Opinión

No se vaya a enfadar el chaval

H a pasado tanto tiempo desde que los de mi quinta teníamos, más o menos, la edad que tienen los chavales que ahora pueblan los parques y alamedas para hacer su particular botellón? ¿Botellón? ¿Qué carajo y mierda es eso? ¿Éramos, quizás, de aquéllas, menos animados, menos divertidos, menos callejeros? ¿Nos gustaba poco andar de juerga para ver si en una de esas noches gloriosas teníamos éxito y el pibón del lugar nos hacía caso? Y si la respuesta es “No” a todo lo anterior porque ¡qué va, no ha pasado tanto tiempo!, y porque entonces ya salíamos y llegábamos a las tantas, porque no nos quedábamos en casa tecleando la tablet (¿la qué?) ni jugábamos a la «playstation» on line (nos parecería esto ciencia ficción); porque éramos unos contables cojonudos y la escasa paga la estirábamos y llegaba para comprar algunos pitillos sueltos, beber unos cuantos botellines (quintos le llamábamos) hasta coger el puntillo, y ya como postre tomar, quizás, una copa (la última, decíamos, la que algunas veces nos sentaba mal) antes de pensar, en un momento de lucidez, «colega, vale por hoy, mañana será otro día»; si todo ya está inventado y lo único que ha cambiado es que ahora estos imberbes mezclan alcohol de alta graduación con bebidas energéticas que en nuestra época no existían, consiguen la borrachera fácil al tercer chupito de ese veneno, ingerido mientras ensucian y destrozan los jardincillos de un parque, para luego ir de rentas y baboseando el resto de la noche hasta acabar tirado en la acera al lado de la disco de moda con su propia vomitona sus pies… ¿qué sucede actualmente para que ese fenómeno del botellón siga en auge y nadie pueda ponerle coto?

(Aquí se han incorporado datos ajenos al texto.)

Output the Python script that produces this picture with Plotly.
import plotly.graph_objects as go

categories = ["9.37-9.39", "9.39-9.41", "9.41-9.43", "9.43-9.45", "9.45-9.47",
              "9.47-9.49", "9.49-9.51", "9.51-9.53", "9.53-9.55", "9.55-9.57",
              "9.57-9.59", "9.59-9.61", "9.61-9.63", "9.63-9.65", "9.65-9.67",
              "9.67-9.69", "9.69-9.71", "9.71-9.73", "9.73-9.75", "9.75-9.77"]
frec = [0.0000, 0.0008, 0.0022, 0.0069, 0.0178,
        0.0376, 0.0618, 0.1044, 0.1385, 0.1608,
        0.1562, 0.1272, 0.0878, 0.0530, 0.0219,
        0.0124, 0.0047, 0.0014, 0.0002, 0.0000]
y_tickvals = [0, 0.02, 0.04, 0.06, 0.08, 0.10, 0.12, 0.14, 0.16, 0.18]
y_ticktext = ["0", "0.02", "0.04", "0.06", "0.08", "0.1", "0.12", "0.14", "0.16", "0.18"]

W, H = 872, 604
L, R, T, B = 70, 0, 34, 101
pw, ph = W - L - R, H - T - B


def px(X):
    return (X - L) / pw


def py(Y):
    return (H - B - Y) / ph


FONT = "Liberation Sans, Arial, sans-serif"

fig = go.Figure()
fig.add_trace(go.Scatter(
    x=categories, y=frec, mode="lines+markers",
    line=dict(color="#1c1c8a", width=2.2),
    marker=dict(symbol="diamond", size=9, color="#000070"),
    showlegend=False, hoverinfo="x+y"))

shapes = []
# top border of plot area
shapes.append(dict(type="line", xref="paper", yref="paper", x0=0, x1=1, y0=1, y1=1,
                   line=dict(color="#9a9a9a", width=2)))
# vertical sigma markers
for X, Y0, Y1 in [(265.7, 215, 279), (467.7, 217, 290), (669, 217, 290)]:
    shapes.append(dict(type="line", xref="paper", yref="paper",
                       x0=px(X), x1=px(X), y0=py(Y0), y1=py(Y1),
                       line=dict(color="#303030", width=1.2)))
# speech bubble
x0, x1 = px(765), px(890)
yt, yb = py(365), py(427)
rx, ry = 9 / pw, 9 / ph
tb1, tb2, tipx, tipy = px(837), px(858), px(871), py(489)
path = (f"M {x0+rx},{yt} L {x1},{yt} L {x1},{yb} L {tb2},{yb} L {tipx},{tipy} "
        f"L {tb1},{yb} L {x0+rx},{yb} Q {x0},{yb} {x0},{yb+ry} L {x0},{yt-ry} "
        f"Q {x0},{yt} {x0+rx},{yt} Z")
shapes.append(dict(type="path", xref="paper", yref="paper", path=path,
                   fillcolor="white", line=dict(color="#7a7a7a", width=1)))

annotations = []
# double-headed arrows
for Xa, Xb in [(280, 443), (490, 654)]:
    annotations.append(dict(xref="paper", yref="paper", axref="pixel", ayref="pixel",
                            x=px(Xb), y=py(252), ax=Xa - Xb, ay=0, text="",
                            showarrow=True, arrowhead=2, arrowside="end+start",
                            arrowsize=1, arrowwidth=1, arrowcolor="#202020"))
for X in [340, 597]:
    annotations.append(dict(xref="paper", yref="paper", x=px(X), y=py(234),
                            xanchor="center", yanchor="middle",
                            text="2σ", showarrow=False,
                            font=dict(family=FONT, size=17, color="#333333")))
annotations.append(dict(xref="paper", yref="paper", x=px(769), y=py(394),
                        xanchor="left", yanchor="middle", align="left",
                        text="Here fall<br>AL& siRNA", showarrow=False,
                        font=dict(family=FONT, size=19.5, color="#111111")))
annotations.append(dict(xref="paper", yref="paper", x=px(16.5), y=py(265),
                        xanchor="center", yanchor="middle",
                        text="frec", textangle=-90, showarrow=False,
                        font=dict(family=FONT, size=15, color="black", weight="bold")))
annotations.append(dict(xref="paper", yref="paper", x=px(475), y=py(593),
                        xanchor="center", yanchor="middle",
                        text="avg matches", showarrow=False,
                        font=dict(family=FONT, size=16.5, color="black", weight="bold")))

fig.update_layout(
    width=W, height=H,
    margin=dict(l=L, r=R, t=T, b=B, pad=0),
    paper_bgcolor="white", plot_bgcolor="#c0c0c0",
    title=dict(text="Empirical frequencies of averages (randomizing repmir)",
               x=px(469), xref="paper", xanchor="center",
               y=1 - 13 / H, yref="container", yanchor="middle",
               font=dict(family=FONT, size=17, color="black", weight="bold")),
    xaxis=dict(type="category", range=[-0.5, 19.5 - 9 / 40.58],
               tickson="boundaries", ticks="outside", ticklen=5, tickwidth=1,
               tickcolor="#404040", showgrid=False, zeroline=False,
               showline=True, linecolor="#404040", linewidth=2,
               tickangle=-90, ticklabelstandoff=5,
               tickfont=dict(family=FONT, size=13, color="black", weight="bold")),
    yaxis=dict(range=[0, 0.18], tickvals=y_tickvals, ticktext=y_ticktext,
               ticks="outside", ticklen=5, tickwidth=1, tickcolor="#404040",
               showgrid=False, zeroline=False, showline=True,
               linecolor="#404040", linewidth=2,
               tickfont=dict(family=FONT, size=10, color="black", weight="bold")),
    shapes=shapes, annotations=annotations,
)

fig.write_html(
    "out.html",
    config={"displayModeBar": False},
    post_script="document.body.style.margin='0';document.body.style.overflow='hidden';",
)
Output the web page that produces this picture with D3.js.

Podríamos elucubrar y andar con mil rodeos para explicar este fenómeno; hasta es posible que concurran varias causas que conformen la necesidad de que adolescentes, algunos menores de edad, se junten en manada en un parque a la intemperie, al que llegan cargados con bolsas de plástico como mendigos en busca de refugio barato, se pongan hasta las cejas a base de ingerir metralla en la gorja en plazo máximo de una hora, destrocen como salvajes papeleras, flores y parterres, meen como perros callejeros por las esquinas y paredes pétreas de edificios monumentales, hasta que la criatura ya no puede más y cae en semiinconsciencia, y deba ser ayudado por otros para que llegue tambaleando a casa, o si la cosa se pone seria tengan que llamar al 061 (servicio pagado por todos) para que se lo lleven al hospital, en donde le harán una lavativa estomacal. Pobrecillo. Pobrecillos todos. Pero, ¡qué carajo!, pensándolo bien algo tendrá que ver que muchos adolescentes hoy se creen los reyes del mambo con derechos ilimitados; que si antes un adulto nos llamaba la atención acatábamos la bronca, por eso del respeto a las canas y a la edad, pero hoy se encaran, tutean al viejo y le ofrecen unas leches; será que antes los padres nos miraban, y bastaba esa mirada para agachar la cabeza y decir amén, mientras hoy algunos atemorizan a sus madres y se salen con la suya porque educar con disciplina es algo, ¡buf!, que cuesta mucho y ya no se estila; será porque antes el profesor era respetable y respetado, y nos cuadrábamos ante él, pero hoy le han quitado tanta autoridad (en un sistema que hace aguas por los cuatro costados) que el alumno es dios en el aula y el maestro, desmotivado, a veces tira la toalla, impotente ante tanta libertad mal concebida.


Será porque, en fin, ese típico padre prefiere darle al chaval una buena paga para que se desfogue en el botellón a golpe de chupito de color rosáceo, y si a las cuatro de la mañana lo llaman desde el hospital para decirle que su hijo está ingresado con coma etílico, piensa que, a lo mejor, tiene que tener una charla de colega a colega con su hijo para decirle… bueno, ¡pobre!, que se recupere y luego ya veremos si le digo algo. No se vaya a enfadar la criatura.